Nobel Prize in chemistry awarded for 'greener' way to make molecules

Twenty years ago, Benjamin List and David W.C. MacMillan invented a new way to make molecules. It's already dramatically changed the field of chemistry for the better.

Monisha Ravisetti Former Science Writer
Monisha Ravisetti was a science writer at CNET. She covered climate change, space rockets, mathematical puzzles, dinosaur bones, black holes, supernovas, and sometimes, the drama of philosophical thought experiments. Previously, she was a science reporter with a startup publication called The Academic Times, and before that, was an immunology researcher at Weill Cornell Medical Center in New York. She graduated from New York University in 2018 with a B.A. in philosophy, physics and chemistry. When she's not at her desk, she's trying (and failing) to raise her online chess rating. Her favorite movies are Dunkirk and Marcel the Shell with Shoes On.
Monisha Ravisetti
3 min read
Nobel Prize in chemistry: Benjamin List and David W.C. MacMillan

On Wednesday, Benjamin List and David W.C. MacMillan were honored with the Nobel Prize in chemistry for their invention of asymmetric organocatalysis.

Jonathon Nackstrand / Getty Contributor

This year's Nobel Prize in chemistry went to scientists who designed an environmentally friendly and cost-effective way to build highly precise molecules. Since its genesis in the year 2000, their invention has become a staple for creating a wealth of materials integral to our lives. "It's already benefiting humankind, greatly," said Pernilla Wittung Stafshede, a member of the Nobel committee for chemistry.

Benjamin List and David W.C. MacMillan are the scientists behind what she calls an "elegant" tool for molecule construction. It's referred to as asymmetric organocatalysis, and it's absolutely fascinating.

When making a drug, for instance, the variety of molecules that constitute the medication must be 100% accurate. Just one minuscule bond out of place could turn what should've been a pain relief pill into an obsolete packet of powder -- or maybe even something dangerous.

The announcement came early in the day for List, who said it was a moment he'll never forget.  

"I thought someone was making a joke with me," List remarked to the committee on first hearing he won the prize. "I was having breakfast with my wife."

An interesting component of drug construction that medical researchers grapple with has to do with molecules' mirror images. Just like our hands are mirror images of each other, molecules have reflections, too. The difference between the two is often so significant that a left-hand molecule could have a different taste and smell than its right-hand counterpart.

Our bodies can tell the mirror images apart, which means the medications we ingest have to as well.

With that in mind, scientists craft specific chemical reactions to produce the exact type and mirror image of molecules they seek. Such reactions are controlled, started and sped up by items called catalysts. Before the pioneering invention of organocatalysis, everyone thought their options were only metal catalysts or large enzyme catalysts.
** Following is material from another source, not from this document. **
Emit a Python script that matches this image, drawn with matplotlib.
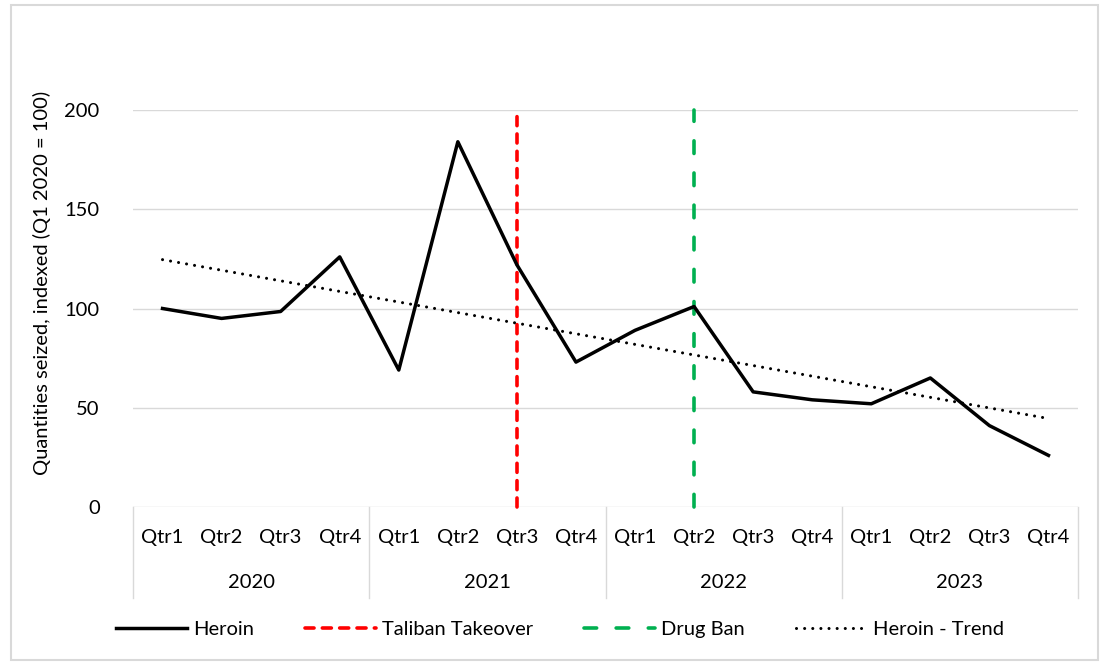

While those compounds are effective, they can sometimes be inaccurate in those vital nuances of molecular construction and tend to leave behind too much chemical waste. That's why List and MacMillan's tool changed the game. It introduced a third, novel catalyst to the pool: small organic molecules that don't pose the same issues as metal and enzyme catalysts.

Wittung Stafshede called the trailblazing development a "precise, cheap, fast and environmentally friendly" alternative to metal and enzyme catalysts.

"You're not solving a problem, you're adding something," said member of the committee Peter Somfai. "We have a new tool that we can use when thinking about -- how do we solve this problem?"

"The obvious answers or the obvious solutions are sometimes just too obvious," he continued. "I'm an organic chemist, I'm working with small organic molecules everyday -- but I didn't think of it. ... It was just too obvious."

But even though the discovery was first made in the year 2000, List explained to the committee that it took the full 20 years to home in on the method of asymmetric organocatalysis. That's why, he says, the invention is being recognized now.

"Our early-days catalysts were maybe a million times less efficient," he said, adding that, now, the team's extremely reactive ones "can do stuff that you can't do with enzymes or even the most sophisticated metal complexes that people have developed before."